I need to remove the repeated punctuations and keep the last occurrence only.
For example: !!!! -> !
!!$$ -> !$
I have a dataset that looks like below
temp = spark.createDataFrame([
(0, "This is Spark!!!!"),
(1, "I wish Java could use case classes!!##"),
(2, "Data science is cool#$@!"),
(3, "Machine!!$$")
], ["id", "words"])
+---+--------------------------------------+
|id |words |
+---+--------------------------------------+
|0 |This is Spark!!!! |
|1 |I wish Java could use case classes!!##|
|2 |Data science is cool#$@! |
|3 |Machine!!$$ |
+---+--------------------------------------+
I tried regex to remove specific punctuations and that is below
df2 = temp.select(
[F.regexp_replace(col, r',|\.|&|\\|\||-|_', '').alias(col) for col in temp.columns]
)
but the above is not working. Can anyone tell how to achieve this in pyspark?
Below is the desired output.
id words
0 0 This is Spark!
1 1 I wish Java could use case classes!#
2 2 Data science is cool#$@!
3 3 Machine!$
You can use this regex.
df2 = temp.select('id',
F.regexp_replace('words', r'([!$#])\1+', '$1').alias('words'))
Regex explanation.
( -> Group anything between this and ) and create a capturing group
[ -> Match any characters between this and ]

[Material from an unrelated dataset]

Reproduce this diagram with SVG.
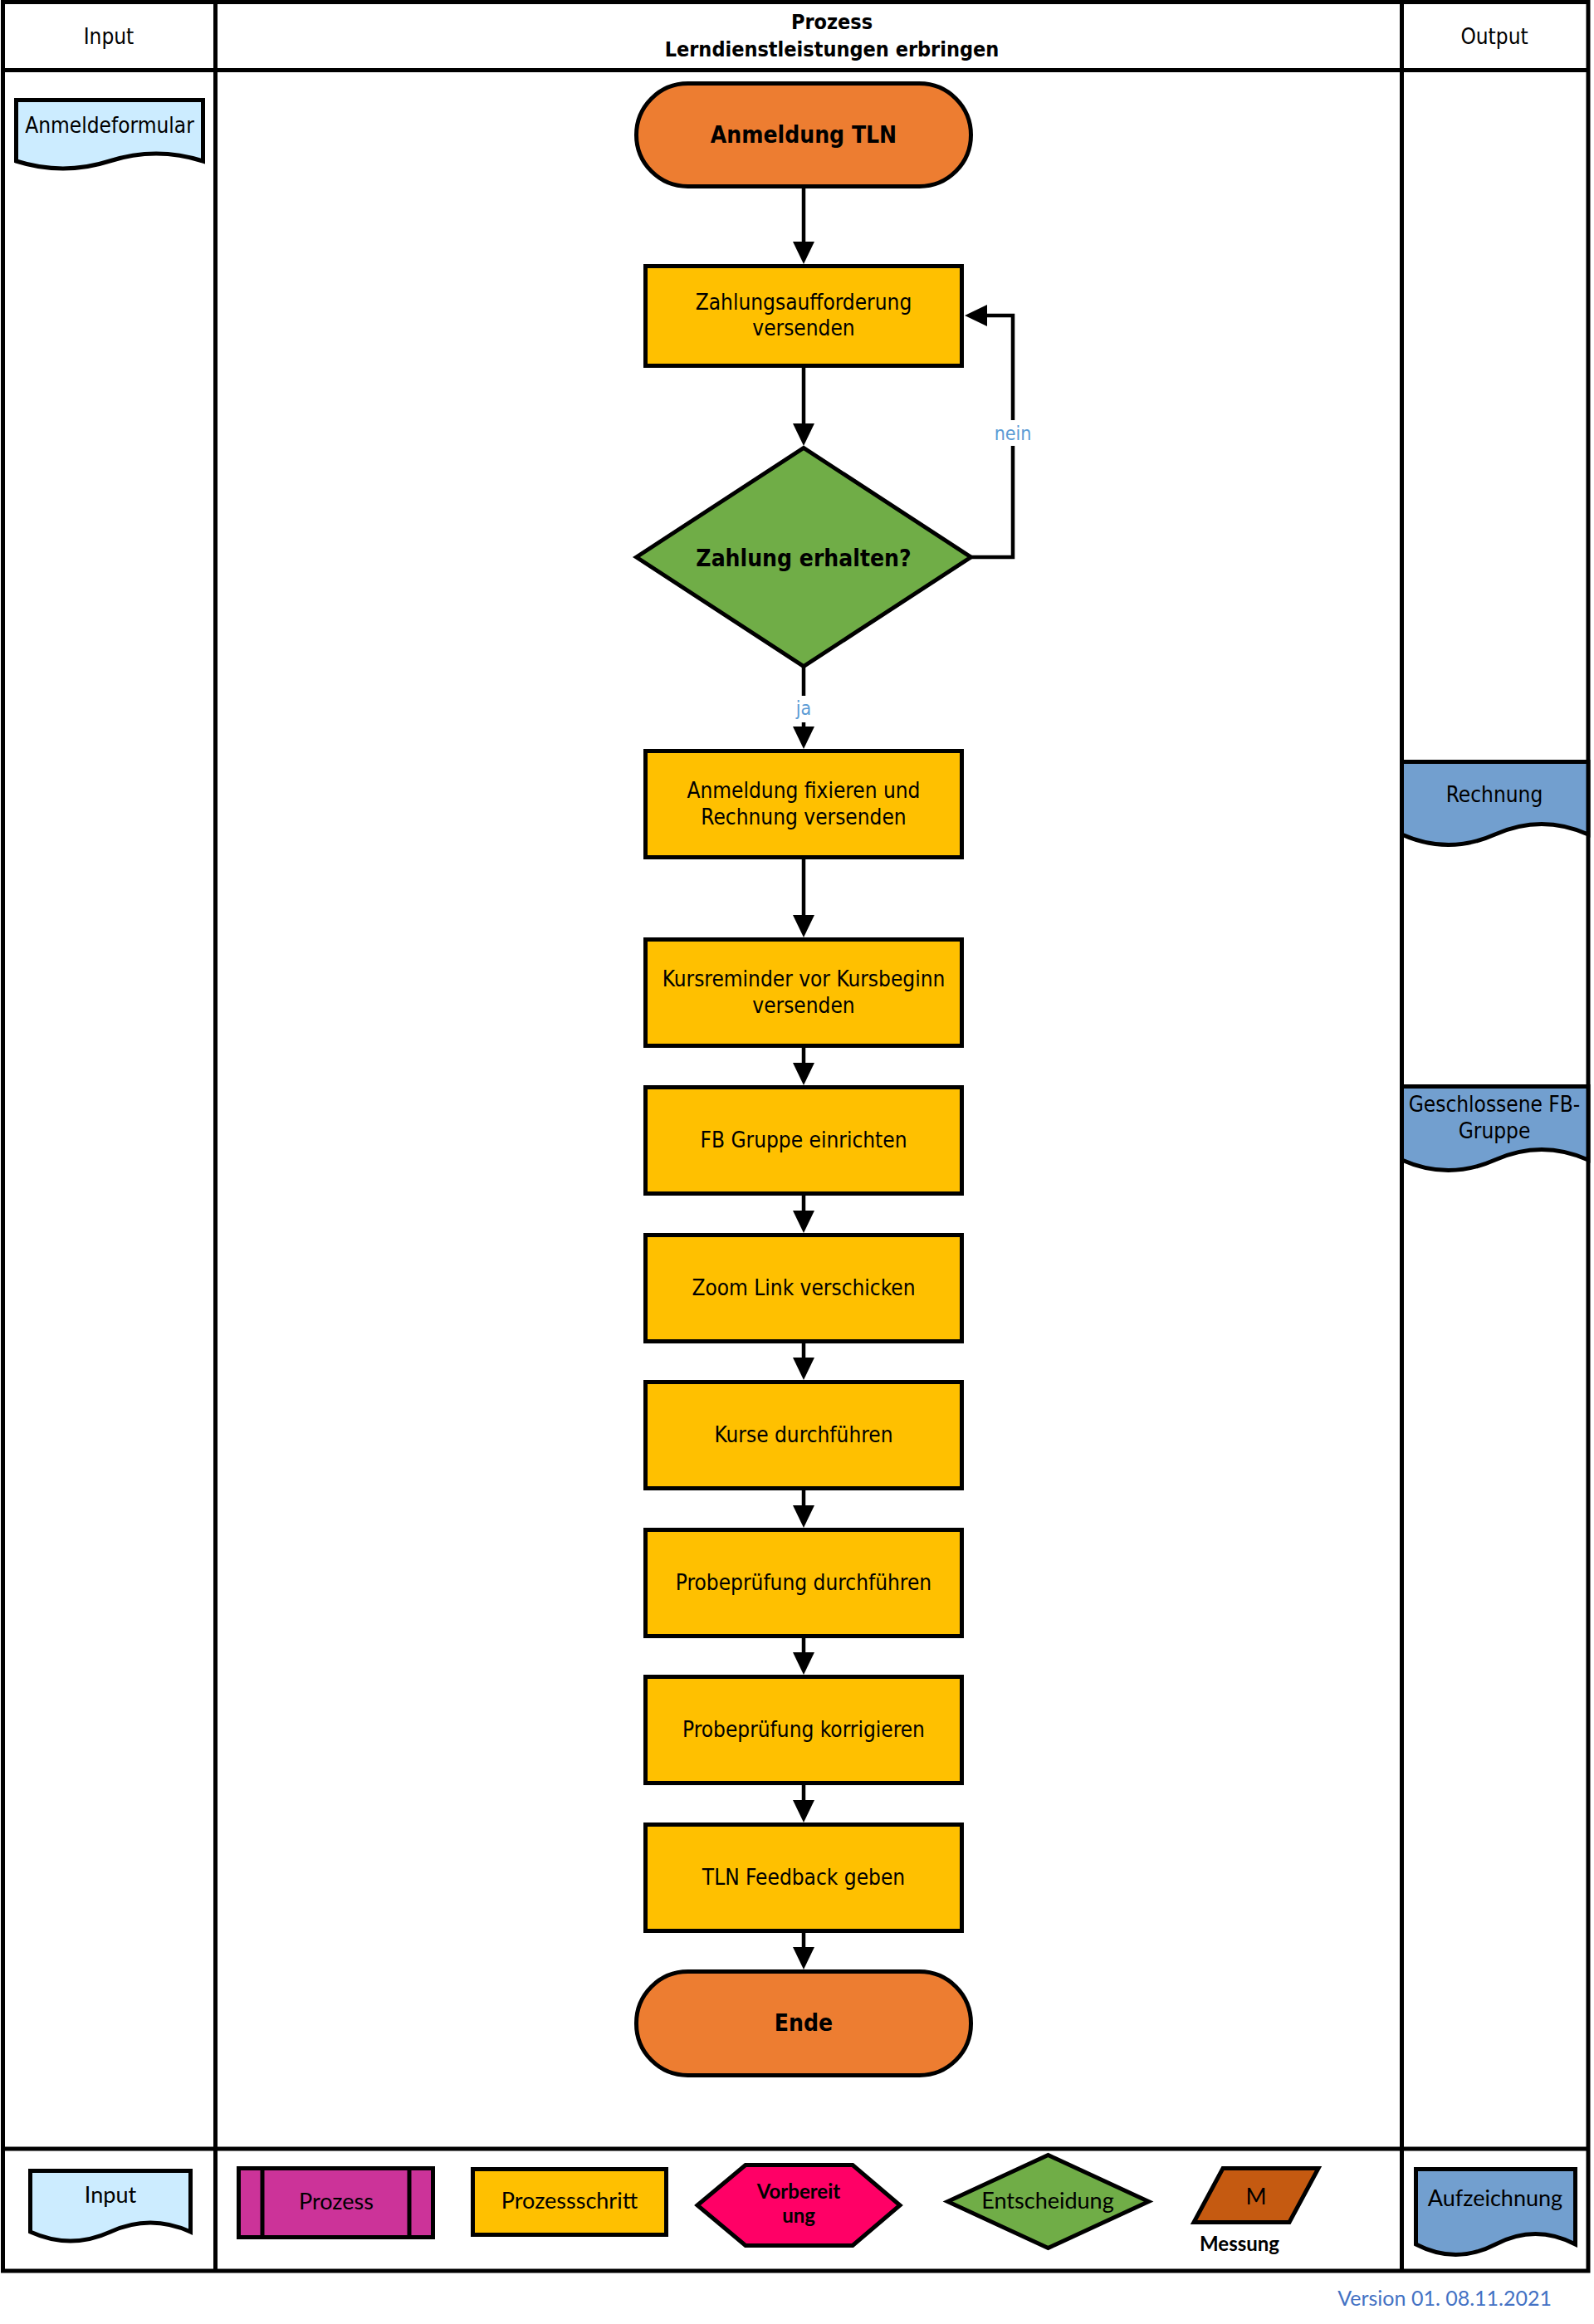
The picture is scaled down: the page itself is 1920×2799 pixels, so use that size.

([!$#]) -> Create the capturing group that match any of !, $, #
\1 -> Reference the first capturing group
+ -> Match 1 or more of a preceding group or character
([!$#])\1+ -> Match any of !, $, # that repeats more than 1 time.
And the last argument of regex_replace
to set $1
which is referencing the first capturing group (a single character of !, $, #) to replace the repeating characters with just the single character.
You can add more characters between []
for matching more special characters.